◆ Material provided ◆
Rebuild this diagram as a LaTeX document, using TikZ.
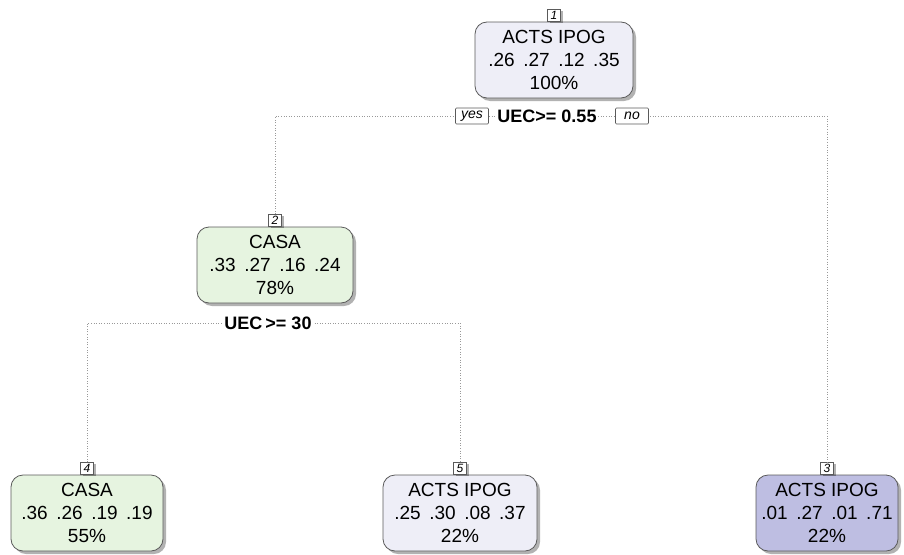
\documentclass[tikz,border=0pt]{standalone}
\usepackage{fontspec}
\setmainfont{Liberation Sans}
\usetikzlibrary{shadows}
\definecolor{lav}{RGB}{238,238,247}
\definecolor{grn}{RGB}{230,244,224}
\definecolor{lavdark}{RGB}{190,190,226}
\definecolor{edgegray}{RGB}{90,90,90}
\tikzset{
  leafbox/.style={draw=edgegray, line width=0.8pt, rounded corners=12pt, align=center,
    font=\fontsize{19}{23}\selectfont, inner sep=0pt, minimum height=76pt,
    drop shadow={shadow xshift=3pt, shadow yshift=-3pt, fill=black, opacity=0.3}},
  numbox/.style={draw=edgegray, line width=0.6pt, fill=white, inner sep=0pt,
    minimum width=13pt, minimum height=12pt, font=\fontsize{12}{12}\itshape\selectfont,
    drop shadow={shadow xshift=2pt, shadow yshift=-2pt, fill=black, opacity=0.3}},
  yesno/.style={draw=edgegray, line width=0.6pt, fill=white, inner sep=0pt,
    minimum height=16pt, font=\fontsize{14}{14}\itshape\selectfont, rounded corners=1pt},
  splitlab/.style={fill=white, inner sep=1pt, font=\fontsize{18}{18}\bfseries\selectfont},
  conn/.style={draw=gray!80, line width=0.6pt, dotted},
}
\newcommand{\gp}{\hspace{0.45em}}
\begin{document}
\begin{tikzpicture}[x=1pt,y=-1pt]
\useasboundingbox (0,0) rectangle (904,554);
% nodes
\node[leafbox, fill=lav, minimum width=158pt] (n1) at (554,60) {ACTS IPOG\\.26\gp.27\gp.12\gp.35\\100\%};
\node[leafbox, fill=grn, minimum width=156pt] (n2) at (275,265) {CASA\\.33\gp.27\gp.16\gp.24\\78\%};
\node[leafbox, fill=grn, minimum width=152pt] (n4) at (87,513) {CASA\\.36\gp.26\gp.19\gp.19\\55\%};
\node[leafbox, fill=lav, minimum width=154pt] (n5) at (460,513) {ACTS IPOG\\.25\gp.30\gp.08\gp.37\\22\%};
\node[leafbox, fill=lavdark, minimum width=142pt] (n3) at (827,513) {ACTS IPOG\\.01\gp.27\gp.01\gp.71\\22\%};
% number boxes
\node[numbox, anchor=south] (k1) at (n1.north) {1};
\node[numbox, anchor=south] (k2) at (n2.north) {2};
\node[numbox, anchor=south] (k4) at (n4.north) {4};
\node[numbox, anchor=south] (k5) at (n5.north) {5};
\node[numbox, anchor=south] (k3) at (n3.north) {3};
% split 1
\coordinate (s1l) at (275,116);
\coordinate (s1r) at (827,116);
\draw[conn] (k2.north) -- (k2.north |- s1l) -- (s1r) -- (k3.north);
\node[yesno, minimum width=33pt] (yes) at (472,116) {yes};
\node[splitlab] (lab1) at (547,116) {UEC>= 0.55};
\node[yesno, minimum width=33pt] (no) at (632,116) {no};
% split 2
\coordinate (s2l) at (87,323);
\coordinate (s2r) at (460,323);
\draw[conn] (k4.north) -- (k4.north |- s2l) -- (s2r) -- (k5.north);
\node[splitlab] (lab2) at (268,323) {UEC\,>= 30};
\end{tikzpicture}
\end{document}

◆ What to produce ◆
Print the complete listing exactly as it stands, without its pictures.

◆ Reply to the exercise ◆
Rebuild this diagram as a LaTeX document, using TikZ.
\documentclass[tikz,border=0pt]{standalone}
\usepackage{fontspec}
\setmainfont{Liberation Sans}
\usetikzlibrary{shadows}
\definecolor{lav}{RGB}{238,238,247}
\definecolor{grn}{RGB}{230,244,224}
\definecolor{lavdark}{RGB}{190,190,226}
\definecolor{edgegray}{RGB}{90,90,90}
\tikzset{
  leafbox/.style={draw=edgegray, line width=0.8pt, rounded corners=12pt, align=center,
    font=\fontsize{19}{23}\selectfont, inner sep=0pt, minimum height=76pt,
    drop shadow={shadow xshift=3pt, shadow yshift=-3pt, fill=black, opacity=0.3}},
  numbox/.style={draw=edgegray, line width=0.6pt, fill=white, inner sep=0pt,
    minimum width=13pt, minimum height=12pt, font=\fontsize{12}{12}\itshape\selectfont,
    drop shadow={shadow xshift=2pt, shadow yshift=-2pt, fill=black, opacity=0.3}},
  yesno/.style={draw=edgegray, line width=0.6pt, fill=white, inner sep=0pt,
    minimum height=16pt, font=\fontsize{14}{14}\itshape\selectfont, rounded corners=1pt},
  splitlab/.style={fill=white, inner sep=1pt, font=\fontsize{18}{18}\bfseries\selectfont},
  conn/.style={draw=gray!80, line width=0.6pt, dotted},
}
\newcommand{\gp}{\hspace{0.45em}}
\begin{document}
\begin{tikzpicture}[x=1pt,y=-1pt]
\useasboundingbox (0,0) rectangle (904,554);
% nodes
\node[leafbox, fill=lav, minimum width=158pt] (n1) at (554,60) {ACTS IPOG\\.26\gp.27\gp.12\gp.35\\100\%};
\node[leafbox, fill=grn, minimum width=156pt] (n2) at (275,265) {CASA\\.33\gp.27\gp.16\gp.24\\78\%};
\node[leafbox, fill=grn, minimum width=152pt] (n4) at (87,513) {CASA\\.36\gp.26\gp.19\gp.19\\55\%};
\node[leafbox, fill=lav, minimum width=154pt] (n5) at (460,513) {ACTS IPOG\\.25\gp.30\gp.08\gp.37\\22\%};
\node[leafbox, fill=lavdark, minimum width=142pt] (n3) at (827,513) {ACTS IPOG\\.01\gp.27\gp.01\gp.71\\22\%};
% number boxes
\node[numbox, anchor=south] (k1) at (n1.north) {1};
\node[numbox, anchor=south] (k2) at (n2.north) {2};
\node[numbox, anchor=south] (k4) at (n4.north) {4};
\node[numbox, anchor=south] (k5) at (n5.north) {5};
\node[numbox, anchor=south] (k3) at (n3.north) {3};
% split 1
\coordinate (s1l) at (275,116);
\coordinate (s1r) at (827,116);
\draw[conn] (k2.north) -- (k2.north |- s1l) -- (s1r) -- (k3.north);
\node[yesno, minimum width=33pt] (yes) at (472,116) {yes};
\node[splitlab] (lab1) at (547,116) {UEC>= 0.55};
\node[yesno, minimum width=33pt] (no) at (632,116) {no};
% split 2
\coordinate (s2l) at (87,323);
\coordinate (s2r) at (460,323);
\draw[conn] (k4.north) -- (k4.north |- s2l) -- (s2r) -- (k5.north);
\node[splitlab] (lab2) at (268,323) {UEC\,>= 30};
\end{tikzpicture}
\end{document}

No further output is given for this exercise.